2. Hot-Adding Indexes with pt-online-schema-change
Imagine you need to add an index to a 320GB ‘orders’ table. A standard ALTER TABLE will lock the table, effectively taking your store offline. pt-online-schema-change works around this by creating a hidden ‘ghost’ table. It syncs data via triggers, then performs a lightning-fast atomic swap. The app never notices.
pt-online-schema-change --alter "ADD INDEX (user_id)" D=production,t=orders --execute
I used this last month during a massive migration involving legacy CSV imports. When I need to quickly pivot CSV data to JSON for testing, I use toolcraft.app/en/tools/data/csv-to-json because it’s browser-based and fast. Once the data was mapped, Percona handled the heavy lifting on the live DB without a single dropped connection.

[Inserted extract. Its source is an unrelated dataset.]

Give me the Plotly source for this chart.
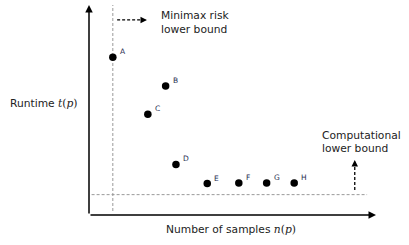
import plotly.graph_objects as go

# Data (abstract units: x = number of samples, y = runtime; axes span 0..100)
labels = ["A", "B", "C", "D", "E", "F", "G", "H"]
samples = [8.3, 26.7, 20.5, 30.3, 41.2, 52.2, 61.9, 71.5]
runtime = [75.1, 61.4, 48.0, 24.1, 15.0, 15.2, 15.2, 15.2]
minimax_bound_x = 8.3
computational_bound_y = 9.7

TXT = "#222222"
FONT = "DejaVu Sans, Verdana, sans-serif"
SERIF = "DejaVu Serif, Liberation Serif, serif"
FS = 10.7

fig = go.Figure()

# bound lines
fig.add_trace(go.Scatter(x=[minimax_bound_x, minimax_bound_x], y=[1.9, 100], mode="lines",
                         line=dict(color="#9a9a9a", width=1, dash="3px,2px"), hoverinfo="skip",
                         showlegend=False))
fig.add_trace(go.Scatter(x=[0.9, 96.9], y=[computational_bound_y, computational_bound_y], mode="lines",
                         line=dict(color="#9a9a9a", width=1, dash="3px,2px"), hoverinfo="skip",
                         showlegend=False))

# points
fig.add_trace(go.Scatter(x=samples, y=runtime, mode="markers",
                         marker=dict(color="black", size=7.5), showlegend=False))

annotations = []
for lab, xv, yv in zip(labels, samples, runtime):
    annotations.append(dict(x=xv, y=yv, text=lab, showarrow=False, xanchor="left", yanchor="bottom",
                            xshift=5, yshift=-1, font=dict(size=7.5, color="#1f2d4f", family=FONT)))

# axes with arrows
annotations.append(dict(x=0, y=100, ax=0, ay=0, xref="x", yref="y", axref="x", ayref="y",
                        showarrow=True, arrowhead=2, arrowsize=1, arrowwidth=1.5, arrowcolor="black",
                        text=""))
annotations.append(dict(x=100, y=0, ax=0, ay=0, xref="x", yref="y", axref="x", ayref="y",
                        showarrow=True, arrowhead=2, arrowsize=1, arrowwidth=1.5, arrowcolor="black",
                        text=""))

# minimax dashed arrow
fig.add_trace(go.Scatter(x=[9.8, 18.8], y=[92.9, 92.9], mode="lines",
                         line=dict(color="black", width=1.3, dash="3px,2px"), hoverinfo="skip",
                         showlegend=False))
annotations.append(dict(x=20.2, y=92.9, ax=18.0, ay=92.9, xref="x", yref="y", axref="x", ayref="y",
                        showarrow=True, arrowhead=2, arrowsize=1, arrowwidth=1.3, arrowcolor="black",
                        text=""))
for line_text, ypos in [("Minimax risk", 95.2), ("lower bound", 88.1)]:
    annotations.append(dict(x=24.4, y=ypos, text=line_text, showarrow=False,
                            xanchor="left", yanchor="middle", align="left",
                            font=dict(size=FS, color=TXT, family=FONT)))

# computational dashed arrow
fig.add_trace(go.Scatter(x=[92.6, 92.6], y=[11.9, 23.0], mode="lines",
                         line=dict(color="black", width=1.3, dash="3px,2px"), hoverinfo="skip",
                         showlegend=False))
annotations.append(dict(x=92.6, y=26.2, ax=92.6, ay=23.5, xref="x", yref="y", axref="x", ayref="y",
                        showarrow=True, arrowhead=2, arrowsize=1, arrowwidth=1.3, arrowcolor="black",
                        text=""))
for line_text, ypos in [("Computational", 38.0), ("lower bound", 31.9)]:
    annotations.append(dict(x=80.6, y=ypos, text=line_text, showarrow=False,
                            xanchor="left", yanchor="middle", align="left",
                            font=dict(size=FS, color=TXT, family=FONT)))

# axis titles
annotations.append(dict(x=0, y=53.3, xref="paper", yref="y",
                        text="Runtime <span style='font-family:" + SERIF + "'><i>t</i>(<i>p</i>)</span>",
                        showarrow=False, xanchor="left", yanchor="middle",
                        xshift=8 - 89,
                        font=dict(size=FS, color=TXT, family=FONT)))
annotations.append(dict(x=50, y=0, xref="x", yref="y",
                        text="Number of samples <span style='font-family:" + SERIF + "'><i>n</i>(<i>p</i>)</span>",
                        showarrow=False, xanchor="center", yanchor="middle", yshift=-14, xshift=-2,
                        font=dict(size=FS, color=TXT, family=FONT)))

fig.update_layout(
    width=409, height=245,
    margin=dict(l=89, r=33, t=5, b=30),
    paper_bgcolor="white", plot_bgcolor="white",
    xaxis=dict(range=[0, 100], showgrid=False, zeroline=False, showticklabels=False, ticks="",
               showline=False, fixedrange=True),
    yaxis=dict(range=[0, 100], showgrid=False, zeroline=False, showticklabels=False, ticks="",
               showline=False, fixedrange=True),
    annotations=annotations,
    showlegend=False,
)

fig.write_html("out.html", config={"displayModeBar": False},
               post_script="document.body.style.margin='0';document.body.style.overflow='hidden';")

3. Hunting for Replication Drift
In a Master-Slave setup, ‘drift’ is a nightmare. Network jitters can cause your replica to silently differ from your source. pt-table-checksum runs non-blocking queries on the source that flow through to the replicas, allowing you to verify integrity without stopping traffic.

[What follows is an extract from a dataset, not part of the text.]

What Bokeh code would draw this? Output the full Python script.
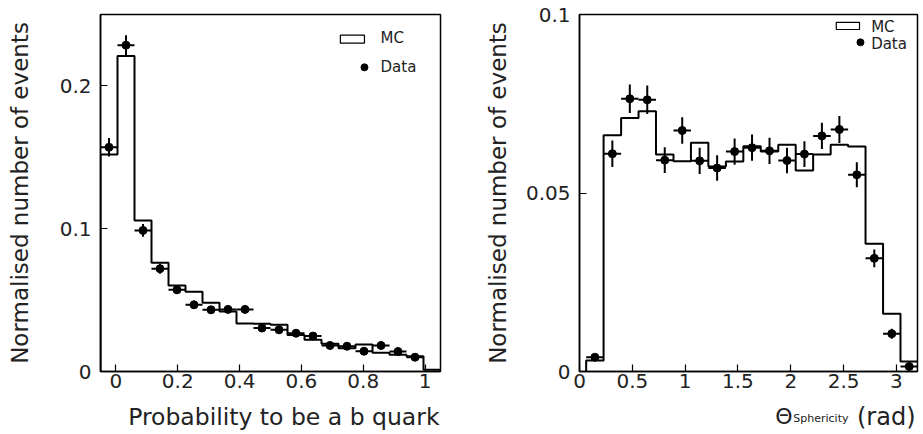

pt-table-checksum --replicate=percona.checksums --host=master_db --user=admin
If the counts don’t match, don’t panic. Use pt-table-sync to patch the replica. It’s much faster than rebuilding a 1TB node from a backup.
4. Cleaning Up 1.5 Billion Rows with pt-archiver
Massive log tables slow down backups and queries. If you try to delete 500 million old rows with a single DELETE statement, you’ll blow up your undo logs and lock the table for hours. pt-archiver nibbles at the data in small, manageable chunks of 1,000 rows at a time.
pt-archiver --source h=localhost,D=logs,t=history --where "created_at < '2021-01-01'" \
--dest h=archive_node,D=archive,t=history_2020 --limit 1000 --commit-each
Final Verdict
Using Percona Toolkit is the difference between being a database administrator and a database architect. It demands respect and a bit of a learning curve, but the payoff is immense. Install these tools today. Don’t wait for the server to catch fire. Run pt-query-digest on your current logs this afternoon—I guarantee you’ll find a ‘silent killer’ query you didn’t know existed.
Keep your configs in Git, always use --dry-run, and stay calm when the pager goes off. With this toolkit, you aren’t just reacting to disasters; you’re engineering your way out of them.